Harvard Business dean tells us what this huge 5-year study is all about
Harvard Business School’s (HBS) recently released study on competitiveness stands apart from traditional academic studies: It has the aim of getting directly into the hands of politicians to pull them away from finger-pointing and petty politics.
Why the business school decided to conduct the study
HBS Dean Nitin Nohria told Yahoo Finance that ever since he was appointed to his position in 2010, he has been constantly pressed with questions about the recent recession, with many wondering if the crisis reflected something fundamentally wrong with the US.

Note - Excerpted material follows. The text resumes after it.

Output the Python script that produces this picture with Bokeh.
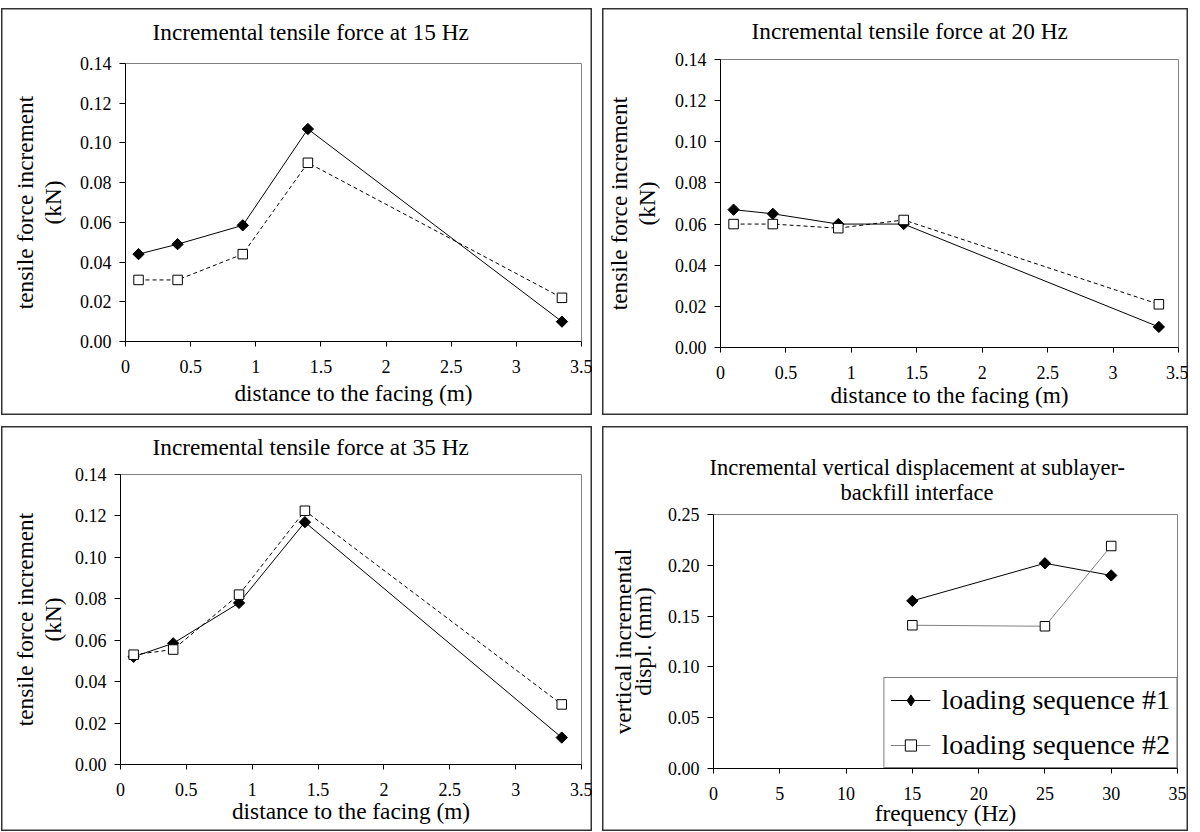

“A lot of people were beginning to ask the question, ‘Is this something that’s cyclical or is this something that’s structural? Are we gonna recover from this?’” he said. “That conversation had occurred in so many places that I felt it was really important for us at Harvard Business School to investigate that carefully and deeply.”
The Competitiveness Project, which has spanned five years and issued key economic recommendations throughout, has called on top professors at HBS to study this problem while also surveying alums, current students and the general population.
Five years on, key economic problems still persist
Since the project was launched in 2011, Nohria said many of the same problems prevail.
“In some ways, it’s depressing to think that even though there’s a sense of urgency that we all feel, that America needs to do better, that so little has really occurred in these last five years,” Nohria said.
Nohria added that while we should take some comfort that the financial crisis did not end up totally melting down the global economy, we didn’t do much to address the underlying structural issues plaguing our economy, including poor K-12 education, a disadvantaged tax code and outdated trade policy.
What’s the reason? Politics.
“What we are finding in this study is that the political gridlock that we all experience in Washington, D.C. right now, particularly at the federal level, does end up being systemically one of the major reasons why we can’t seem to address these structural issues,” Nohria said.
The global impact of the US competitiveness study
Importantly, the lackluster survey results could have broad implications beyond the US to the global economy.
“When the US grows at 2%, it means that there is no growth opportunity for everybody else who also wants to sell into the US market,” Nohria said of the largest economy in the world. “America is so deeply intertwined in the global economic system that if America has a bad time, then you can literally see it.”
Nohria added that in his recent travels, the US doesn’t seem to be the envy of the world in the way it once was.